前号の続き。
話す力と聞く力のバランスについて。
「一切喋らせないでよい」と言っているのでは決してない。
発言の機会を、声の大小に関わらず、平等に与えられるのを当たり前にする。
35人いる場で自分が1分間話したかったら、34分間は聞く力が必要ということを教える。
それが、「私」と「公」の場の違いである。
注意点を一つ付け加える。
そもそも、誰がどういう基準で〇×をつけるかという問題も含まれる。
つまり、教える側が誤認している場合、×を〇としてしまう可能性も含まれる。
誤ったことを教え続けている可能性があるということである。
つまり、私の論が間違っているとしたら、教わる子どもたちも×になるということである。
実際、話す方が大切という論調が強いのであれば、私は間違っているという声が世間では強いことになる。
そういうことも自覚した上で、やはり「聞く力」を優先する方が断然大切だと自信をもって言う。
これは、現場感覚なのである。
一般に、低学年で話が聞けないのは、「自分らしさ」や「個性」ではない。
ほとんどの場合、「自然」なことであり、単に教育の欠如である。
特別支援が必要な子どももいるが、その子だけが聞けないという状況と、ほとんどの子どもが聞いていないという状況は全く異なる。

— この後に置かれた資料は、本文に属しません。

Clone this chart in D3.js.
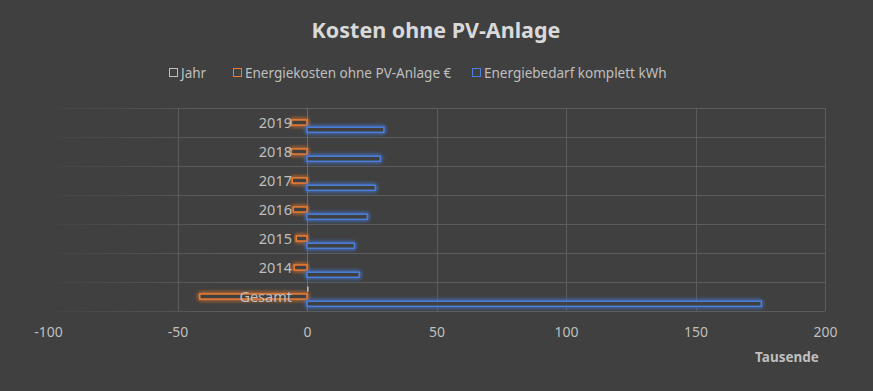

過去に一度でも学級崩壊やそれに近い状況を目撃している人には、わかる感覚である。
(なお、高学年以降では全てに無関心になって誰も発言しなくなるというタイプの学級崩壊もある。
しかし、これは話す・聞くとはまた別の原因である。
この場合の原因は、相互の信頼感の欠如による絶望感等が考えられる。
話す力の欠如の問題ではない。)
長くなったが、要はほめる、認めるという行為の対象となるものの「妥当性」が問題である。
本当にそれをほめて認めていいのか。
教師の都合のいいように操作したいだけではないのか。
よくよく考えて用いる必要がある。